— Collected data —
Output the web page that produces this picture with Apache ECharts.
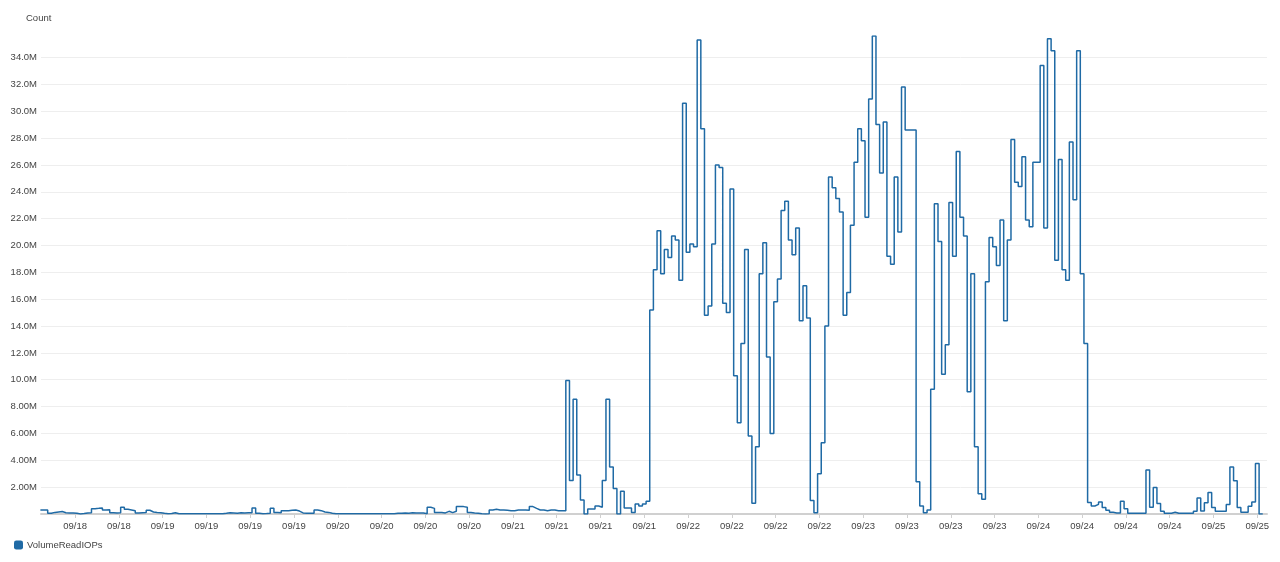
<!DOCTYPE html>
<html>
<head>
<meta charset="utf-8">
<script src="https://cdn.jsdelivr.net/npm/echarts@6/dist/echarts.min.js"></script>
<style>
html,body{margin:0;padding:0;background:#fff;}
#chart{width:1280px;height:562px;}
</style>
</head>
<body>
<div id="chart"></div>
<script>
// Time axis: hours since 09/18 00:00; one value per 30-minute period
const axisStartHour = 7 + 20 / 60;
const spanHours = 168;
const startHour = 7.25;      // first data period (starts just before the visible window)
const stepHours = 0.5;

// VolumeReadIOPs, in millions
const volumeReadIOPs = [
  0.3,
  0.3, 0.05, 0.12, 0.15, 0.18, 0.1, 0.08, 0.08, 0.06, 0.0,
  0.03, 0.08, 0.1, 0.4, 0.42, 0.45, 0.3, 0.32, 0.1, 0.08,
  0.1, 0.5, 0.35, 0.3, 0.25, 0.08, 0.1, 0.12, 0.28, 0.15,
  0.12, 0.1, 0.05, 0.02, 0.03, 0.1, 0.02, 0.01, 0.01, 0.01,
  0.01, 0.01, 0.01, 0.01, 0.01, 0.01, 0.01, 0.01, 0.01, 0.05,
  0.1, 0.08, 0.06, 0.1, 0.08, 0.1, 0.1, 0.45, 0.05, 0.02,
  0.03, 0.05, 0.42, 0.12, 0.1, 0.25, 0.25, 0.28, 0.3, 0.22,
  0.08, 0.05, 0.05, 0.05, 0.3, 0.25, 0.15, 0.12, 0.05, 0.01,
  0.01, 0.01, 0.01, 0.01, 0.01, 0.01, 0.01, 0.01, 0.01, 0.01,
  0.01, 0.01, 0.01, 0.01, 0.01, 0.02, 0.05, 0.05, 0.08, 0.06,
  0.1, 0.08, 0.08, 0.08, 0.02, 0.5, 0.42, 0.12, 0.12, 0.08,
  0.2, 0.1, 0.2, 0.55, 0.55, 0.5, 0.12, 0.08, 0.06, 0.02,
  0.0, 0.02, 0.3, 0.35, 0.3, 0.3, 0.28, 0.25, 0.25, 0.3,
  0.3, 0.3, 0.28, 0.55, 0.42, 0.3, 0.3, 0.25, 0.3, 0.3,
  0.25, 0.25, 0.25, 9.95, 2.5, 8.55, 2.9, 1.05, 0.0, 0.38,
  0.38, 0.6, 0.5, 2.5, 8.55, 3.5, 1.9, 0.0, 1.7, 0.45,
  0.45, 0.12, 0.75, 0.6, 0.75, 0.95, 15.2, 18.2, 21.1, 17.9,
  19.7, 19.1, 20.7, 20.4, 17.4, 30.6, 19.5, 20.1, 19.9, 35.3,
  28.7, 14.8, 15.5, 20.1, 26.0, 25.8, 15.7, 15.0, 24.2, 10.3,
  6.8, 12.7, 19.7, 5.8, 0.8, 5.0, 17.9, 20.2, 11.7, 6.0,
  15.8, 17.5, 22.6, 23.3, 20.4, 19.3, 21.3, 14.4, 17.0, 14.6,
  1.0, 0.1, 3.0, 5.3, 14.0, 25.1, 24.3, 23.5, 22.5, 14.8,
  16.5, 21.5, 26.2, 28.7, 27.8, 22.1, 30.9, 35.6, 29.0, 25.4,
  29.2, 19.2, 18.6, 25.1, 21.0, 31.8, 28.6, 28.6, 28.6, 2.4,
  0.6, 0.1, 0.3, 9.3, 23.1, 20.3, 10.4, 12.6, 23.2, 19.2,
  27.0, 22.1, 20.7, 9.1, 17.9, 5.0, 1.5, 1.1, 17.3, 20.6,
  19.9, 18.5, 21.9, 14.4, 20.4, 27.9, 24.7, 24.4, 26.6, 21.9,
  21.4, 26.2, 26.2, 33.4, 21.3, 35.4, 34.5, 18.9, 26.4, 18.2,
  17.4, 27.7, 23.4, 34.5, 17.9, 12.7, 0.85, 0.6, 0.72, 0.9,
  0.48, 0.28, 0.13, 0.08, 0.08, 0.95, 0.4, 0.05, 0.05, 0.05,
  0.05, 0.05, 3.27, 0.5, 1.97, 0.78, 0.2, 0.05, 0.05, 0.13,
  0.05, 0.05, 0.05, 0.05, 0.05, 0.2, 1.2, 0.23, 0.83, 1.6,
  0.48, 0.2, 0.2, 0.2, 0.7, 3.5, 2.47, 0.48, 0.13, 0.13,
  0.58, 0.9, 3.76, 0.0, 0.0
];

// X tick positions (hours since 09/18 00:00) and their labels
const tickHours = [12, 18, 24, 30, 36, 42, 48, 54, 60, 66, 72, 78, 84, 90, 96, 102,
  108, 114, 120, 126, 132, 138, 144, 150, 156, 162, 168, 174];
const tickLabels = ['09/18', '09/18', '09/19', '09/19', '09/19', '09/19', '09/20', '09/20',
  '09/20', '09/20', '09/21', '09/21', '09/21', '09/21', '09/22', '09/22', '09/22', '09/22',
  '09/23', '09/23', '09/23', '09/23', '09/24', '09/24', '09/24', '09/24', '09/25', '09/25'];

// Y tick values (millions)
const yTickValues = [2, 4, 6, 8, 10, 12, 14, 16, 18, 20, 22, 24, 26, 28, 30, 32, 34];

const seriesData = volumeReadIOPs.map((v, i) => [startHour + i * stepHours, v]);
const yMax = Math.max(...volumeReadIOPs);

const font = 'Arial, "Liberation Sans", Helvetica, sans-serif';
const fs = 9.5;
const textColor = '#444';
const chart = echarts.init(document.getElementById('chart'), null, { renderer: 'canvas' });
chart.setOption({
  animation: false,
  backgroundColor: '#ffffff',
  textStyle: { fontFamily: font },
  title: {
    text: 'Count',
    left: 21, top: 8,
    textStyle: { fontSize: fs, fontWeight: 'normal', color: textColor, fontFamily: font }
  },
  legend: {
    left: 9, top: 535,
    icon: 'roundRect',
    itemWidth: 9, itemHeight: 9,
    textStyle: { fontSize: fs, color: textColor, fontFamily: font, padding: [0, 0, 0, -1] },
    data: ['VolumeReadIOPs']
  },
  grid: { left: 41, right: 13, top: 36, bottom: 48, containLabel: false },
  xAxis: {
    type: 'value',
    min: axisStartHour,
    max: axisStartHour + spanHours,
    axisLine: { show: true, lineStyle: { color: '#d0d0d0', width: 2 } },
    axisTick: { show: true, customValues: tickHours, length: 4, lineStyle: { color: '#d0d0d0' } },
    axisLabel: {
      customValues: tickHours,
      color: textColor, fontSize: fs, margin: 7, fontFamily: font,
      formatter: (val) => {
        const k = tickHours.indexOf(Math.round(val));
        return k >= 0 ? tickLabels[k] : '';
      }
    },
    splitLine: { show: false }
  },
  yAxis: {
    type: 'value',
    min: 0,
    max: yMax,
    interval: 2,
    axisLine: { show: false },
    axisTick: { show: false, customValues: yTickValues },
    axisLabel: {
      customValues: yTickValues,
      color: textColor, fontSize: fs, margin: 4, fontFamily: font,
      formatter: (v) => v >= 10 ? v.toFixed(1) + 'M' : v.toFixed(2) + 'M'
    },
    splitLine: { show: true, lineStyle: { color: '#eeeeee', width: 1 } }
  },
  series: [{
    name: 'VolumeReadIOPs',
    type: 'line',
    step: 'end',
    data: seriesData,
    clip: true,
    showSymbol: false,
    symbol: 'none',
    itemStyle: { color: '#1f6aa5' },
    lineStyle: { color: '#1f6aa5', width: 1.5 }
  }]
});
</script>
</body>
</html>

— Work to be completed —
Repeat only the lines from the beginning of the material through the line containing "const stepHours = 0.5;", both ends kept, leaving pictures out.

— The solution —
Output the web page that produces this picture with Apache ECharts.
<!DOCTYPE html>
<html>
<head>
<meta charset="utf-8">
<script src="https://cdn.jsdelivr.net/npm/echarts@6/dist/echarts.min.js"></script>
<style>
html,body{margin:0;padding:0;background:#fff;}
#chart{width:1280px;height:562px;}
</style>
</head>
<body>
<div id="chart"></div>
<script>
// Time axis: hours since 09/18 00:00; one value per 30-minute period
const axisStartHour = 7 + 20 / 60;
const spanHours = 168;
const startHour = 7.25;      // first data period (starts just before the visible window)
const stepHours = 0.5;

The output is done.